イデオロギーのその先へ...

近年ラノベ業界を席巻している悪役令嬢もの、追放もの。
それらは不条理な待遇からチート能力で成り上がり、それまで虐げてきた人たちを見返す、といった物が多い印象がある。

多かれ少なかれ、こういった作品の主人公はこう言いたいのである。
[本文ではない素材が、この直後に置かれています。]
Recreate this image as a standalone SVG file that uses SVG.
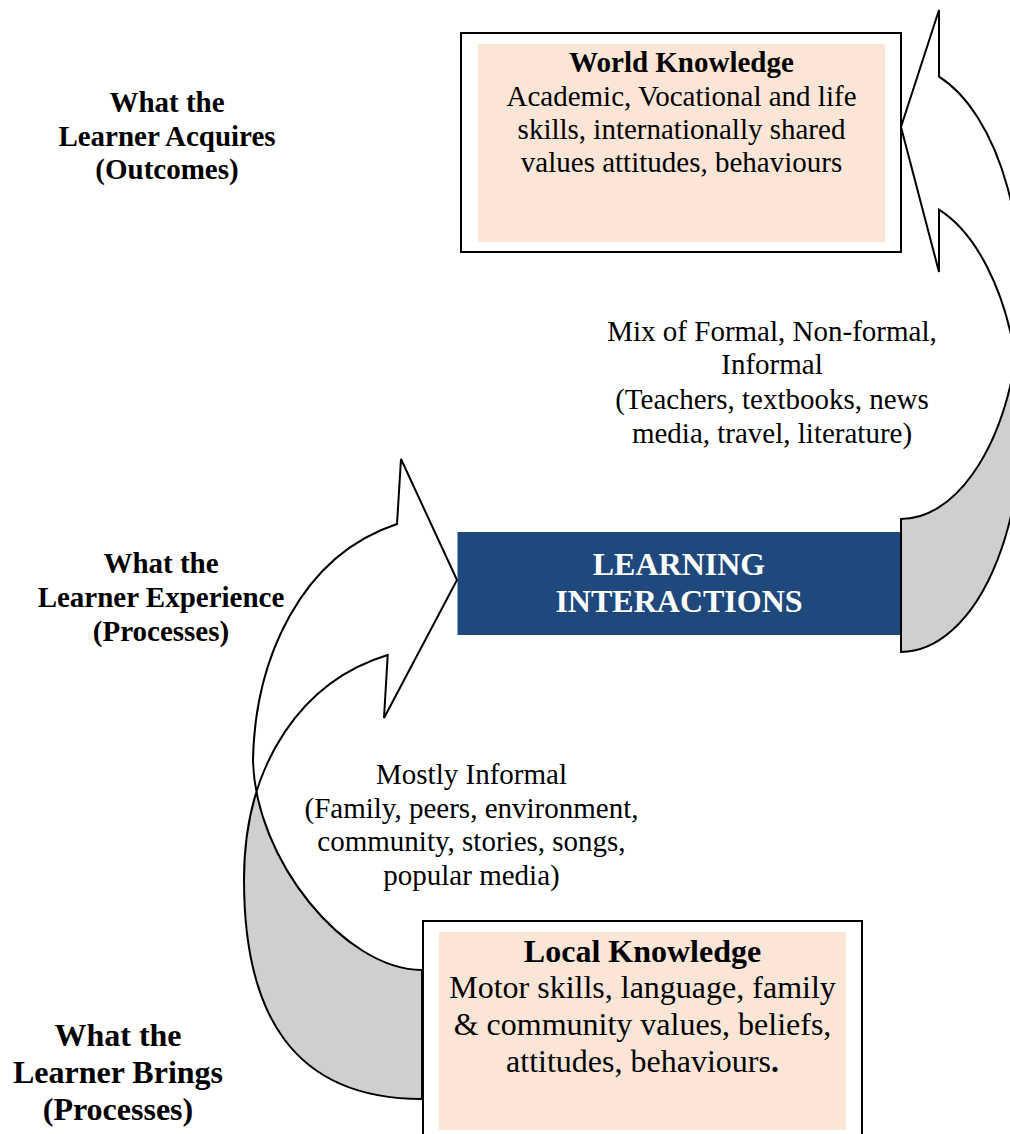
<svg xmlns="http://www.w3.org/2000/svg" xmlns:xlink="http://www.w3.org/1999/xlink" width="1010" height="1134" viewBox="0 0 1010 1134">
<defs>
<style>
.t{font-family:"Liberation Serif","Times New Roman",serif;fill:#000;text-anchor:middle}
.b{font-weight:bold}
.s29{font-size:29px}
.s32{font-size:32px}
.w{fill:#fff}
.arrow{stroke:#000;stroke-width:2;stroke-linejoin:miter}
.front{fill:#fff}
.back{fill:#cfcfcf}
.peach{fill:#fbe5d6}
.frame{fill:#fff;stroke:#000;stroke-width:2}
</style>
<clipPath id="upperL"><rect x="0" y="0" width="1010" height="788"/></clipPath>
<clipPath id="lowerL"><rect x="0" y="788" width="1010" height="400"/></clipPath>
<path id="lpath" d="M397,524 C300,556 255,660 253,760 C255,860 345,970 422,970 L422,1099 C290,1099 244,1010 244,880 C244,760 305,680 387.7,655 L384,718 L457,580 L401,459 Z"/>
</defs>
<rect width="1010" height="1134" fill="#fff"/>

<g id="labels">
  <text class="t b s29" x="167" y="112">What the</text>
  <text class="t b s29" x="167" y="146">Learner Acquires</text>
  <text class="t b s29" x="167" y="179">(Outcomes)</text>
  <text class="t b s29" x="161" y="573">What the</text>
  <text class="t b s29" x="161" y="607">Learner Experience</text>
  <text class="t b s29" x="161" y="641">(Processes)</text>
  <text class="t b s32" x="118" y="1046">What the</text>
  <text class="t b s32" x="118" y="1083">Learner Brings</text>
  <text class="t b s32" x="118" y="1120">(Processes)</text>
</g>

<g id="learning-interactions">
  <rect x="457.5" y="532" width="443" height="103" fill="#1f497d"/>
  <text class="t b s32 w" x="679" y="575">LEARNING</text>
  <text class="t b s32 w" x="679" y="612">INTERACTIONS</text>
</g>

<g id="connectors">
  <g id="arrow-right">
    <path class="front arrow" d="M939,10 L939,76.7 A120,227 0 0 1 1015.7,358.5 A120,227 0 0 0 939,209.7 L939,272 L901,127 Z"/>
    <path class="back arrow" d="M901,519 A120,227 0 0 0 1015.7,358.5 A120,227 0 0 1 901,652 Z"/>
  </g>
  <g id="arrow-left">
    <use xlink:href="#lpath" class="back" clip-path="url(#lowerL)"/>
    <use xlink:href="#lpath" class="front" clip-path="url(#upperL)"/>
    <use xlink:href="#lpath" class="arrow" fill="none"/>
  </g>
  <g id="label-upper">
    <text class="t s29" x="772" y="341">Mix of Formal, Non-formal,</text>
    <text class="t s29" x="772" y="374">Informal</text>
    <text class="t s29" x="772" y="409">(Teachers, textbooks, news</text>
    <text class="t s29" x="772" y="443">media, travel, literature)</text>
  </g>
  <g id="label-lower">
    <text class="t s29" x="471.5" y="784">Mostly Informal</text>
    <text class="t s29" x="471.5" y="817.5">(Family, peers, environment,</text>
    <text class="t s29" x="471.5" y="851">community, stories, songs,</text>
    <text class="t s29" x="471.5" y="884.5">popular media)</text>
  </g>
</g>

<g id="world-knowledge">
  <rect class="frame" x="461" y="33" width="440" height="219"/>
  <rect class="peach" x="478" y="44" width="407" height="198"/>
  <text class="t b s29" x="681.5" y="72">World Knowledge</text>
  <text class="t s29" x="681.5" y="105.5">Academic, Vocational and life</text>
  <text class="t s29" x="681.5" y="139">skills, internationally shared</text>
  <text class="t s29" x="681.5" y="172">values attitudes, behaviours</text>
</g>

<g id="local-knowledge">
  <rect class="frame" x="423" y="921" width="439" height="230"/>
  <rect class="peach" x="439" y="932" width="407" height="198"/>
  <text class="t b s32" x="642.5" y="961.5">Local Knowledge</text>
  <text class="t s32" x="642.5" y="998">Motor skills, language, family</text>
  <text class="t s32" x="642.5" y="1035">&amp; community values, beliefs,</text>
  <text class="t s32" x="642.5" y="1071.5">attitudes, behaviours<tspan class="b">.</tspan></text>
</g>
</svg>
「どうしてこんなに助けてやってるのに、見返りをくれないんだ? 俺みたいに有能なやつは厚遇され、両手に花を引っ提げて生活するべきだろう」と。

本作はそんなラノベの現状に一石を投じている。

この作品の主人公は一撃でピーター・アーツを屠れる肉体を持つわけでもないし、フェルマーの最終定理を片手間に証明できる頭脳があるわけでもない。
そう、無力なのである。
でも、必死に周りの人を守ろうとする。

そして、善意の見返りを求めない。
主人公たちは人間レベルに一切の興味を示さず、自分が人のためになせることを淡々とこなすのである。
その精神の強さ、高潔さは誰もが持ち合わせているものではなく、だからこそ本作は読者を惹きつけるのだと思う。

カクヨムが誇る至高の逸品、ぜひご堪能ください。